[ANOTHER VIEW]Growing up abroad provides perspectivePeople say that the world is made up of what one knows. Every experience in life accumulates and we use them to analyze, draw conclusions about, and form judgments of the world we live in.
This is why parents are very conscious of increasing the opportunities for their children to broaden their experiences. Moving to another country is one such example.
For someone as active as myself, living in a whole new culture presented many challenges and lots of excitement. Looking back, my eight years as a teenager in the Philippines, where I now feel at home, had the greatest impact in my life, marking me permanently in Korea as an “overseas student.”
My first two years in the Philippines were not pleasant. I was admitted to school as a “special student,” participating only in classes that didn’t require English or Tagalog, such as math, physical education and music.
My parents thought that studying in a local school rather than in an international one would be better in the long run because their daughters would always have friends to return to.
As a special student, I was indeed treated as special. No one wanted to hang around with someone who had a funny accent and didn’t understand their language.
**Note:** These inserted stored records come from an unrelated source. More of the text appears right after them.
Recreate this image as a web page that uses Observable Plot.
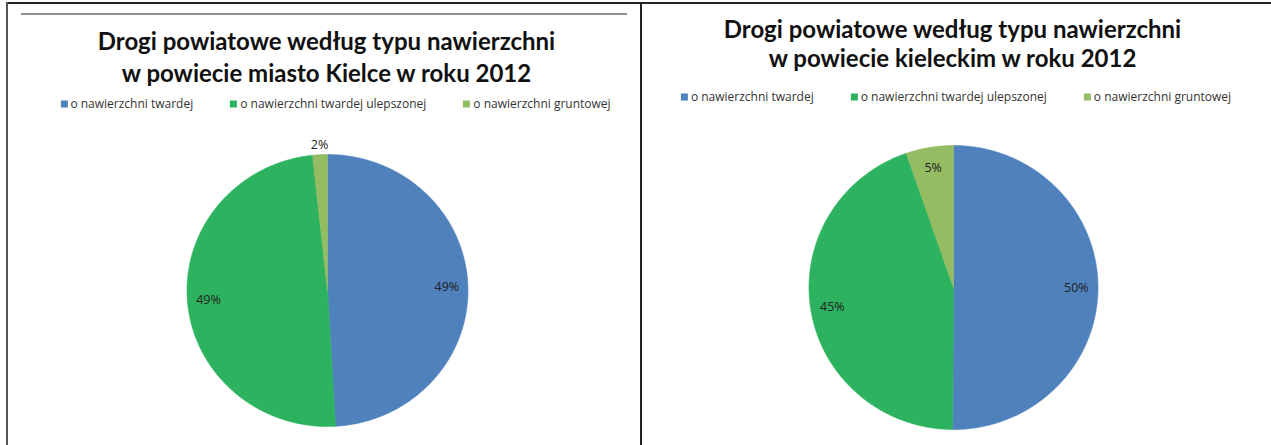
<!DOCTYPE html>
<html>
<head>
<meta charset="utf-8">
<script src="https://cdn.jsdelivr.net/npm/d3@7"></script>
<script src="https://cdn.jsdelivr.net/npm/@observablehq/plot@0.6"></script>
<style>
  html, body { margin: 0; padding: 0; background: #fff; }
  #page { position: relative; width: 1271px; height: 445px; overflow: hidden; background: #fff; }
  .line { position: absolute; }
  .title { position: absolute; transform: translate(-50%, -50%); white-space: nowrap;
           font-family: Lato, "Open Sans", sans-serif; font-weight: 700; color: #111; font-size: 24px; }
  .legend { position: absolute; transform: translate(-50%, -50%); display: flex; gap: 37px; white-space: nowrap;
            font-family: "Open Sans", Lato, sans-serif; font-size: 12px; color: #333; align-items: center; }
  .legend .sw { display: inline-block; width: 7px; height: 7px; margin-right: 3px; vertical-align: middle; }
  .plotbox { position: absolute; }
</style>
</head>
<body>
<div id="page">
  <div class="line" style="left:6px;top:2px;width:1265px;height:2px;background:#222"></div>
  <div class="line" style="left:6px;top:2px;width:2px;height:443px;background:#555"></div>
  <div class="line" style="left:640px;top:2px;width:2px;height:443px;background:#222"></div>
  <div class="line" style="left:21px;top:13px;width:606px;height:2px;background:#8a9290"></div>
</div>
<script>
// ---- data ----
const categories = ["o nawierzchni twardej", "o nawierzchni twardej ulepszonej", "o nawierzchni gruntowej"];
const colors = ["#4F81BD", "#2DB35F", "#94BC62"];
const valuesKielce = [49.1, 49.2, 1.7];
const valuesKielecki = [50.1, 44.6, 5.3];
const titleKielce = ["Drogi powiatowe według typu nawierzchni", "w powiecie miasto Kielce w roku 2012"];
const titleKielecki = ["Drogi powiatowe według typu nawierzchni", "w powiecie kieleckim w roku 2012"];

// ---- layout ----
const panels = [
  {title: titleKielce, values: valuesKielce, cx: 326.5, cy: 290, rx: 140.5, ry: 136, t1: 40, t2: 72, ly: 103, lx: 335.5},
  {title: titleKielecki, values: valuesKielecki, cx: 952.5, cy: 287, rx: 144.5, ry: 142, t1: 28, t2: 57, ly: 96, lx: 956}
];

const page = document.getElementById("page");

for (const p of panels) {
  // titles
  p.title.forEach((t, i) => {
    const d = document.createElement("div");
    d.className = "title";
    d.textContent = t;
    d.style.left = p.cx + "px";
    d.style.top = (i === 0 ? p.t1 : p.t2) + "px";
    page.appendChild(d);
  });
  // legend
  const lg = document.createElement("div");
  lg.className = "legend";
  lg.style.left = p.lx + "px";
  lg.style.top = p.ly + "px";
  categories.forEach((c, i) => {
    const it = document.createElement("span");
    const sw = document.createElement("span");
    sw.className = "sw";
    sw.style.background = colors[i];
    it.appendChild(sw);
    it.appendChild(document.createTextNode(c));
    lg.appendChild(it);
  });
  page.appendChild(lg);

  // pie
  const rows = categories.map((c, i) => ({category: c, value: p.values[i], color: colors[i]}));
  const total = d3.sum(rows, d => d.value);
  const arcs = d3.pie().sort(null).value(d => d.value)(rows);
  const marks = [];
  const labels = [];
  for (const a of arcs) {
    const pts = [{x: 0, y: 0}];
    const n = Math.max(2, Math.ceil((a.endAngle - a.startAngle) / (Math.PI / 360)));
    for (let k = 0; k <= n; k++) {
      const ang = a.startAngle + (a.endAngle - a.startAngle) * k / n;
      pts.push({x: Math.sin(ang), y: Math.cos(ang)});
    }
    pts.push({x: 0, y: 0});
    marks.push(Plot.line(pts, {x: "x", y: "y", fill: a.data.color, stroke: a.data.color, strokeWidth: 0.6, curve: "linear"}));
    const share = a.data.value / total;
    const mid = (a.startAngle + a.endAngle) / 2;
    const kr = share < 0.03 ? 1.07 : 0.85;
    labels.push({x: kr * Math.sin(mid), y: kr * Math.cos(mid), text: Math.round(share * 100) + "%"});
  }
  marks.push(Plot.text(labels, {x: "x", y: "y", text: "text", fontSize: 12.5, fill: "#222",
    fontFamily: "'Open Sans', sans-serif"}));

  const W = 400, H = 330, ox = W / 2, oy = H / 2;
  const chart = Plot.plot({
    width: W, height: H, margin: 0,
    x: {domain: [-1, 1], range: [ox - p.rx, ox + p.rx], axis: null},
    y: {domain: [-1, 1], range: [oy + p.ry, oy - p.ry], axis: null},
    style: {background: "transparent", overflow: "visible"},
    marks
  });
  const box = document.createElement("div");
  box.className = "plotbox";
  box.style.left = (p.cx - ox) + "px";
  box.style.top = (p.cy - oy) + "px";
  box.appendChild(chart);
  page.appendChild(box);
}
</script>
</body>
</html>
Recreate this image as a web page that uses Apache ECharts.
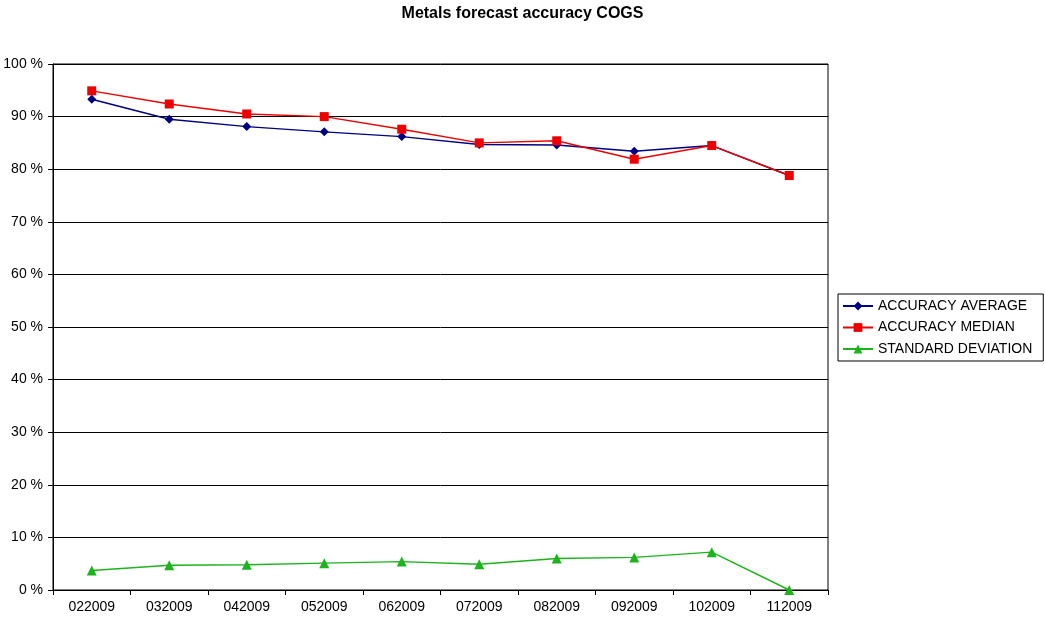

That’s when I started comparing the different cultures and education systems of the two countries. I liked the carefree, participative and creative ways of learning in the Philippines but preferred the systematic and in-depth learning of math in Korea. I have always remained a Korean student who tries to be objective of things in both countries.
When I returned to Korea for college, I realized that people didn’t see me as an ordinary Korean student, nor did I feel comfortable being around other Korean students. Like others who lived abroad during their childhood, I felt like I was hanging in limbo, not fitting into any particular society. I felt more Korean than ever in the Philippines and felt more Filipino than ever in Korea.
In Korea, there was a whole new challenge of finding friends with similar backgrounds, with whom I could relate. There was gossip that people like me are “bimbos,” who can speak English well but have nothing in their heads.
Readjusting to my old ways wasn’t easy, but at least I got to see both the good and bad sides of this society, which ordinary Koreans probably fail to notice.
I eventually realized that I would always be an “overseas student,” regardless of where I am. I also figured that being treated slightly differently isn’t that bad. I now have two societies that I can analyze and form judgments from. My unique experiences in the Philippines and Korea widened my perspective and helped me remain objective. I learned this the hard way, but I definitely learned it.